Briony glances out of the window to see Cecilia taking off her dress by a fountain in the garden in front of Robbie and leaps to the wrong conclusion. We see, shortly afterwards, that Cecilia took her dress off in order to jump into the fountain and retrieve a piece of a broken vase.
The tension is beautifully mounted, exacerbated by the heat and stifling social conventions of 1930s England. The story unfolds in a series of overlapping scenes which only gradually reveal their meaning in a sort of time-lapse narrative

Later that night, Briony sees someone raping her cousin in the bushes. She falsely swears to the police that it was Robbie, out of childish spite towards him. Robbie is then promptly arrested and carted off to prison, his guilt virtually confirmed by his lowly social position.
The story then cuts to the war. Robbie has gone straight from prison to the front in France and is trying to get back to the beach for the mass retreat of British troops. Cecilia lives in squalor in London, having turned her back on her family, while Briony, several years older now, is a nurse, consumed with remorse for what she did that fateful night.
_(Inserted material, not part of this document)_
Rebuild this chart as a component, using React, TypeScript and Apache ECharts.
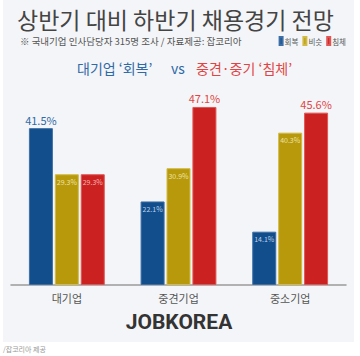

"Atonement" is an extraordinarily powerful film with an almost old-fashioned emotional intensity to it. It is strangely dreamlike to begin with, and utterly nightmarish to end with. It also contains one of the most haunting images of war I have ever seen in a movie without having to show a single drop of blood. Most impressive.

Now showing in Latvia and Lithuania. Opens in Estonia Jan. 11.